> Work instructions
Search the data for the string "with" and gather each line it is in.

** begin Data in this exercise **

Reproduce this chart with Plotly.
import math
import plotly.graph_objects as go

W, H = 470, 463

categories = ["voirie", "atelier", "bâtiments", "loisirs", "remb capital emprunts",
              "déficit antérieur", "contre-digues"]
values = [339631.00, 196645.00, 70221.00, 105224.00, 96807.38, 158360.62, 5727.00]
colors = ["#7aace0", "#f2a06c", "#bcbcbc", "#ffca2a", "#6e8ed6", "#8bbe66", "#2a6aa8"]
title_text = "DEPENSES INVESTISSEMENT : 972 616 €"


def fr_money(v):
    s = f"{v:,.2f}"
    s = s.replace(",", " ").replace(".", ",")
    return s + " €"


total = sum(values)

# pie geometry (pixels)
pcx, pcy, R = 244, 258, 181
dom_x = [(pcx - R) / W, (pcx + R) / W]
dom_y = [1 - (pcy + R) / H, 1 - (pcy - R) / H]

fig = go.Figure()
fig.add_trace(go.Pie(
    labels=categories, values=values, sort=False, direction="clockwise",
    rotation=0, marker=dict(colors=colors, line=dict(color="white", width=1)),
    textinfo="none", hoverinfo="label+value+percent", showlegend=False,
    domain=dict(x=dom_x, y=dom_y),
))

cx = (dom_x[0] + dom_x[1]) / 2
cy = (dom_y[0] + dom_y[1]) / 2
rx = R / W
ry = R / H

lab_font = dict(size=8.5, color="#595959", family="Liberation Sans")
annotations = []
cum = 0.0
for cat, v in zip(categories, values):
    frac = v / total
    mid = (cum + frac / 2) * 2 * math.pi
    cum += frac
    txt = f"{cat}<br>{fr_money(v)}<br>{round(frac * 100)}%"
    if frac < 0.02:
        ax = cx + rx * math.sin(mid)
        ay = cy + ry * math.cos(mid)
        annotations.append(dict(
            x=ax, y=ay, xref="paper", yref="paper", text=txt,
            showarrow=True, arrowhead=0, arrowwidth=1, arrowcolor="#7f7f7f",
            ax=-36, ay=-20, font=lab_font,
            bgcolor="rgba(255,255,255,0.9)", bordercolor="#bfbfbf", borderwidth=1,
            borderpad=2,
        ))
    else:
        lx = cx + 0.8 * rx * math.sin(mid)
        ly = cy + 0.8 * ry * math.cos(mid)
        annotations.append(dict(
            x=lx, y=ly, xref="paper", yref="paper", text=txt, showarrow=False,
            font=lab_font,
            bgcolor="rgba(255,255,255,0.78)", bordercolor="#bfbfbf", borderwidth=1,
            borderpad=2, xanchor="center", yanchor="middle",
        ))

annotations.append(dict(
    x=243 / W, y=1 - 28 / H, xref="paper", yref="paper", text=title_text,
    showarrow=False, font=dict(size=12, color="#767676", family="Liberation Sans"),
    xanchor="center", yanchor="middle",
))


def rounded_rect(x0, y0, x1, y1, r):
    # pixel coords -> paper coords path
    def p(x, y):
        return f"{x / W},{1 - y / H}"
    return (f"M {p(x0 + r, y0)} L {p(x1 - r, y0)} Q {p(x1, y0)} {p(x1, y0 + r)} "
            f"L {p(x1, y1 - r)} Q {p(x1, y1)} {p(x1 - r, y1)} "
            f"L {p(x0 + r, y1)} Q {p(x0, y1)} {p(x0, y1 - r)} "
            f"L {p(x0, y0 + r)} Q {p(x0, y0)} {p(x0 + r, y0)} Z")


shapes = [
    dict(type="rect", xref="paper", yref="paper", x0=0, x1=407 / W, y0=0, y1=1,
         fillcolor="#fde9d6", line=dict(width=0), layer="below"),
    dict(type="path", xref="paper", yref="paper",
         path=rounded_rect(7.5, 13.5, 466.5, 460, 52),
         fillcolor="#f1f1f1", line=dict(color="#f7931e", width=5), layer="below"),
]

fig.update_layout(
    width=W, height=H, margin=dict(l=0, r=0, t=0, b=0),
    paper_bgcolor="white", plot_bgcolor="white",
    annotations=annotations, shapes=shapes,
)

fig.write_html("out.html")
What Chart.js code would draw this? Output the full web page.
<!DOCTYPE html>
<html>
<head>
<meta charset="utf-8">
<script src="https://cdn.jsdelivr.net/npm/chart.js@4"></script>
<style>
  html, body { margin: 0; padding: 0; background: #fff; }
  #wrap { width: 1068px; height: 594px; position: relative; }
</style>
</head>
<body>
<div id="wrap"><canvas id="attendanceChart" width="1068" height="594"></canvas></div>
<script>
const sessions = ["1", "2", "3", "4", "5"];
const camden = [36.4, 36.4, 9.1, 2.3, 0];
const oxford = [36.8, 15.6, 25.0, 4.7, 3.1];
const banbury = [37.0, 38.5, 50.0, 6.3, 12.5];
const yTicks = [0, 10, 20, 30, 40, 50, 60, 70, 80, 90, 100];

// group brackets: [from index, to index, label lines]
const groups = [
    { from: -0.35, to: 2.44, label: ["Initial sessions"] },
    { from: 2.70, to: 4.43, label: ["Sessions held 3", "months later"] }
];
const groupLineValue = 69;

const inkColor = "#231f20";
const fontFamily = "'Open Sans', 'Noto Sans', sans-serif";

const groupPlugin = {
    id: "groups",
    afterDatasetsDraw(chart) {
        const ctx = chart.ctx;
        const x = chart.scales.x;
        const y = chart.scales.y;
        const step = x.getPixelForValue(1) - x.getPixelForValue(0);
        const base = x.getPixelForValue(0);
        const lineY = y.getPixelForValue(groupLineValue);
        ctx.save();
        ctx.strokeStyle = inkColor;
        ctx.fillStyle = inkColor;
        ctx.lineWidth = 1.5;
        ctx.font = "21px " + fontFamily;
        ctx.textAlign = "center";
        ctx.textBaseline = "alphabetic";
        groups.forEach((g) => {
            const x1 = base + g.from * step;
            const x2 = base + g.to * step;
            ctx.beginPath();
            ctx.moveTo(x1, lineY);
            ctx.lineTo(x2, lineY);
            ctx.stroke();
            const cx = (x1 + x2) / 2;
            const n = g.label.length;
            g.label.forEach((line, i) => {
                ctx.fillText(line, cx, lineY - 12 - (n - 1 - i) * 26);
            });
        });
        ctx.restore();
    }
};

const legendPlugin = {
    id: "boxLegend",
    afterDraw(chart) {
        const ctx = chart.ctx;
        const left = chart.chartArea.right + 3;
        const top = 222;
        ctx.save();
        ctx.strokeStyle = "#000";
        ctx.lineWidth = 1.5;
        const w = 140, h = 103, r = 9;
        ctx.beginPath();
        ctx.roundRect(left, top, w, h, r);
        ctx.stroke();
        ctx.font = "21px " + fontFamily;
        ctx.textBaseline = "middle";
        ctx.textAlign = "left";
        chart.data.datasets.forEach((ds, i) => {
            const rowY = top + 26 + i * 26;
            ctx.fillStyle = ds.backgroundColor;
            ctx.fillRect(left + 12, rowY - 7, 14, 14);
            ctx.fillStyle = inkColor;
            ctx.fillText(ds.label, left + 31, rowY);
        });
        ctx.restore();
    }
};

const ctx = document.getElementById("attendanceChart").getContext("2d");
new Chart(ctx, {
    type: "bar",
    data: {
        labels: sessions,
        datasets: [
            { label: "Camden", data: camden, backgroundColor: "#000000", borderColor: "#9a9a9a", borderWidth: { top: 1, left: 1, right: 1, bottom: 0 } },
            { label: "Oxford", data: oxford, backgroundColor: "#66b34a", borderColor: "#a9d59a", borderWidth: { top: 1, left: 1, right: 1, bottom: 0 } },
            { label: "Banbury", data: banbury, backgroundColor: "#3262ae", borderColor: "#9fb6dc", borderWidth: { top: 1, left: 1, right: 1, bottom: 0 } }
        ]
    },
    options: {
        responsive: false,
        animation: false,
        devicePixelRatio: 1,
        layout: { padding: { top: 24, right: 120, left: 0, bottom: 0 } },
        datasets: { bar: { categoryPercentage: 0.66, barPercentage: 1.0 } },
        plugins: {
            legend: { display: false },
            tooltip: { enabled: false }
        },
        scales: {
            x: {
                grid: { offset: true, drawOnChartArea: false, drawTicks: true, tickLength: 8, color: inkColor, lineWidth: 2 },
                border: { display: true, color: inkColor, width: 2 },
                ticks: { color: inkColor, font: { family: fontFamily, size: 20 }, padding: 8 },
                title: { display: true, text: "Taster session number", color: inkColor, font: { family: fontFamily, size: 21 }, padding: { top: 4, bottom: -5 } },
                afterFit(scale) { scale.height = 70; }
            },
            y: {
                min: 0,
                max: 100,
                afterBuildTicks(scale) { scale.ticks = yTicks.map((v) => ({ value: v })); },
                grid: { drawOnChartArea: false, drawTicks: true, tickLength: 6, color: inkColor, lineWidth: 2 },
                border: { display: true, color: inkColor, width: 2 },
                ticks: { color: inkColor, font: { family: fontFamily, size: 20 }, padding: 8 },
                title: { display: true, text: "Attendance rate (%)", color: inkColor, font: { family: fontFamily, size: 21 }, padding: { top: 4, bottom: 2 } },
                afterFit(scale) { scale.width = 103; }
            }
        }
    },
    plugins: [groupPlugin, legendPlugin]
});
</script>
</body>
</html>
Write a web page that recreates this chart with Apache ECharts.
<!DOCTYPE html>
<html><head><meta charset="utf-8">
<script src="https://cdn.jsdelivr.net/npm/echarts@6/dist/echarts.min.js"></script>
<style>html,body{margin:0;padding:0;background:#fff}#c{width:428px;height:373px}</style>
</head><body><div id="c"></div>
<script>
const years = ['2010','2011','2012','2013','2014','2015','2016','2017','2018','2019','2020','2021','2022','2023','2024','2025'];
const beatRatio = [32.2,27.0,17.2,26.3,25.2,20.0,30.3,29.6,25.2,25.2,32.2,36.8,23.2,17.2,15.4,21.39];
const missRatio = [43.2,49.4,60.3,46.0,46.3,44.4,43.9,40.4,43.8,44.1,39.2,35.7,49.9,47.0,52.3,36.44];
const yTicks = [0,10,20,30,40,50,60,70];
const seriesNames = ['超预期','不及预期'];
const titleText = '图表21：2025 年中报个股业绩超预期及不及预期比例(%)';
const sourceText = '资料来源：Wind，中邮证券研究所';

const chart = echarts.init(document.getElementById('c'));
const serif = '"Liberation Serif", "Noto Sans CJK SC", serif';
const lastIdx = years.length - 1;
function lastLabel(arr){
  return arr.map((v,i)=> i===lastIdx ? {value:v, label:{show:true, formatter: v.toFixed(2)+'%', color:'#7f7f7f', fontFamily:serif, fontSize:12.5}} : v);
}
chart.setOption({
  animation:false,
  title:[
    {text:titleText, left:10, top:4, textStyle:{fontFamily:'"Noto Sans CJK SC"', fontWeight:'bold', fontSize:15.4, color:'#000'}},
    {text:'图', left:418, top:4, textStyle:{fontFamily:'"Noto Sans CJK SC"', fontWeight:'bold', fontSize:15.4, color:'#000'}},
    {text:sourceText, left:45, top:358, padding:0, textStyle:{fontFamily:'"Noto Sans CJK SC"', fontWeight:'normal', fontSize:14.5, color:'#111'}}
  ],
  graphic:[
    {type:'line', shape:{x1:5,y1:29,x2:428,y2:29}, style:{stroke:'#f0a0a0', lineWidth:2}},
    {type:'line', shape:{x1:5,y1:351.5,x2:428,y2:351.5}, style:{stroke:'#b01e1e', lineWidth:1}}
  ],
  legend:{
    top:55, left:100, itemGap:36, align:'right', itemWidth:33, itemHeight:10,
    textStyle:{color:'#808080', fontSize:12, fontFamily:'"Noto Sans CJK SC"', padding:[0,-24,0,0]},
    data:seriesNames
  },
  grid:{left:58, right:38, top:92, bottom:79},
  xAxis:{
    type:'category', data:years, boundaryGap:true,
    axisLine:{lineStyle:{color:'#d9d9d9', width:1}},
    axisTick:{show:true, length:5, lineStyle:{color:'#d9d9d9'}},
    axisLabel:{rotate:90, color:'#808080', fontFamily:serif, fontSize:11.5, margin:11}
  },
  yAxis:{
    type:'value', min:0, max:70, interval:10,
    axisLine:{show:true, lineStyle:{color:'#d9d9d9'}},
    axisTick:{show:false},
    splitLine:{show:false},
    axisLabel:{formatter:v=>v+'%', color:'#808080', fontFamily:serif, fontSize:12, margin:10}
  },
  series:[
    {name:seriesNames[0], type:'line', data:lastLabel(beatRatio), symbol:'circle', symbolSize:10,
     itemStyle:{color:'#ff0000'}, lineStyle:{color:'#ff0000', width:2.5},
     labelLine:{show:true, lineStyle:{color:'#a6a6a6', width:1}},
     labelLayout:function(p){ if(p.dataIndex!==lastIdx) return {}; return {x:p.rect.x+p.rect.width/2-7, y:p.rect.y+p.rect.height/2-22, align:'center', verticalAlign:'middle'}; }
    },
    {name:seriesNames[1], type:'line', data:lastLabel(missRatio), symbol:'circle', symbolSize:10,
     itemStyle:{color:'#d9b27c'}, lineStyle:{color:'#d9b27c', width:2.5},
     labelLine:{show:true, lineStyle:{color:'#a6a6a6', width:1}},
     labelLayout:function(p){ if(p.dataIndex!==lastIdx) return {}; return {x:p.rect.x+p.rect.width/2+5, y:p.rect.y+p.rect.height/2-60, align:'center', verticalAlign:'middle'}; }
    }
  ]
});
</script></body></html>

** end Data in this exercise **

> Written reply
Reproduce this chart with Plotly.
Write a web page that recreates this chart with Apache ECharts.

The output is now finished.